**Data shown**
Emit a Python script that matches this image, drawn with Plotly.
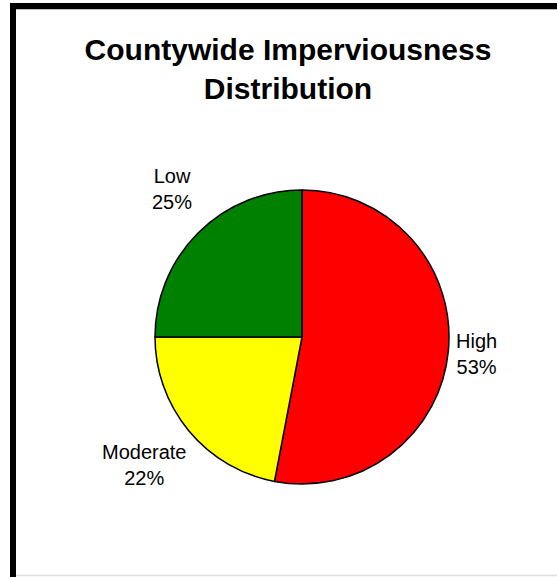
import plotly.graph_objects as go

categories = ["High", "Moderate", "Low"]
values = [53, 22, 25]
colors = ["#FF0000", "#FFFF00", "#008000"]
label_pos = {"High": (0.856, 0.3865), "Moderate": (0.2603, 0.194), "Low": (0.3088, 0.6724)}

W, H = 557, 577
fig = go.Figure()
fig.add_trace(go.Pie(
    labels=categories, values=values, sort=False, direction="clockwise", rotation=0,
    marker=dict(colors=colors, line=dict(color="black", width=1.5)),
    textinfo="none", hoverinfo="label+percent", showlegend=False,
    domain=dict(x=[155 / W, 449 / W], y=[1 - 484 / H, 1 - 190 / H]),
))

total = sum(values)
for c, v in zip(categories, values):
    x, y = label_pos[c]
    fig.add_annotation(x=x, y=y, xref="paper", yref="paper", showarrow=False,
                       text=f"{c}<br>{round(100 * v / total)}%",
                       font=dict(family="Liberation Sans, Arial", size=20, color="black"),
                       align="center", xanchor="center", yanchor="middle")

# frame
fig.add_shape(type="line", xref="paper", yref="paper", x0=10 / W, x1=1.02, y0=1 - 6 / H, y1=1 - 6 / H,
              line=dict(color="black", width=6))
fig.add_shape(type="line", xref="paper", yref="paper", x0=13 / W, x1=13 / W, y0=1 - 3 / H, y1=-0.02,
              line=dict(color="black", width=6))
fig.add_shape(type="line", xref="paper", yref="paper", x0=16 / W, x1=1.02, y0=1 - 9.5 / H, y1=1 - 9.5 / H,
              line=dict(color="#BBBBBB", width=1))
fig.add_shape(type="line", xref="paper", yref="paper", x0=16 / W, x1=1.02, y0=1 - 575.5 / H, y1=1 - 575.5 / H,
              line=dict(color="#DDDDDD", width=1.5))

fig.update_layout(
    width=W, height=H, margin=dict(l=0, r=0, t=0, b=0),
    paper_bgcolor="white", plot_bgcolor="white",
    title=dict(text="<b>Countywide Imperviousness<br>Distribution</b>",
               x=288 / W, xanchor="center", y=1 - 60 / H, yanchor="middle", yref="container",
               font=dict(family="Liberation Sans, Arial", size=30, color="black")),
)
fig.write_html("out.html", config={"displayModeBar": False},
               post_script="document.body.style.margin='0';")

**Problem details**
Exclude the pictures, and transcribe all of the material exactly.

**Written answer**
Emit a Python script that matches this image, drawn with Plotly.
import plotly.graph_objects as go

categories = ["High", "Moderate", "Low"]
values = [53, 22, 25]
colors = ["#FF0000", "#FFFF00", "#008000"]
label_pos = {"High": (0.856, 0.3865), "Moderate": (0.2603, 0.194), "Low": (0.3088, 0.6724)}

W, H = 557, 577
fig = go.Figure()
fig.add_trace(go.Pie(
    labels=categories, values=values, sort=False, direction="clockwise", rotation=0,
    marker=dict(colors=colors, line=dict(color="black", width=1.5)),
    textinfo="none", hoverinfo="label+percent", showlegend=False,
    domain=dict(x=[155 / W, 449 / W], y=[1 - 484 / H, 1 - 190 / H]),
))

total = sum(values)
for c, v in zip(categories, values):
    x, y = label_pos[c]
    fig.add_annotation(x=x, y=y, xref="paper", yref="paper", showarrow=False,
                       text=f"{c}<br>{round(100 * v / total)}%",
                       font=dict(family="Liberation Sans, Arial", size=20, color="black"),
                       align="center", xanchor="center", yanchor="middle")

# frame
fig.add_shape(type="line", xref="paper", yref="paper", x0=10 / W, x1=1.02, y0=1 - 6 / H, y1=1 - 6 / H,
              line=dict(color="black", width=6))
fig.add_shape(type="line", xref="paper", yref="paper", x0=13 / W, x1=13 / W, y0=1 - 3 / H, y1=-0.02,
              line=dict(color="black", width=6))
fig.add_shape(type="line", xref="paper", yref="paper", x0=16 / W, x1=1.02, y0=1 - 9.5 / H, y1=1 - 9.5 / H,
              line=dict(color="#BBBBBB", width=1))
fig.add_shape(type="line", xref="paper", yref="paper", x0=16 / W, x1=1.02, y0=1 - 575.5 / H, y1=1 - 575.5 / H,
              line=dict(color="#DDDDDD", width=1.5))

fig.update_layout(
    width=W, height=H, margin=dict(l=0, r=0, t=0, b=0),
    paper_bgcolor="white", plot_bgcolor="white",
    title=dict(text="<b>Countywide Imperviousness<br>Distribution</b>",
               x=288 / W, xanchor="center", y=1 - 60 / H, yanchor="middle", yref="container",
               font=dict(family="Liberation Sans, Arial", size=30, color="black")),
)
fig.write_html("out.html", config={"displayModeBar": False},
               post_script="document.body.style.margin='0';")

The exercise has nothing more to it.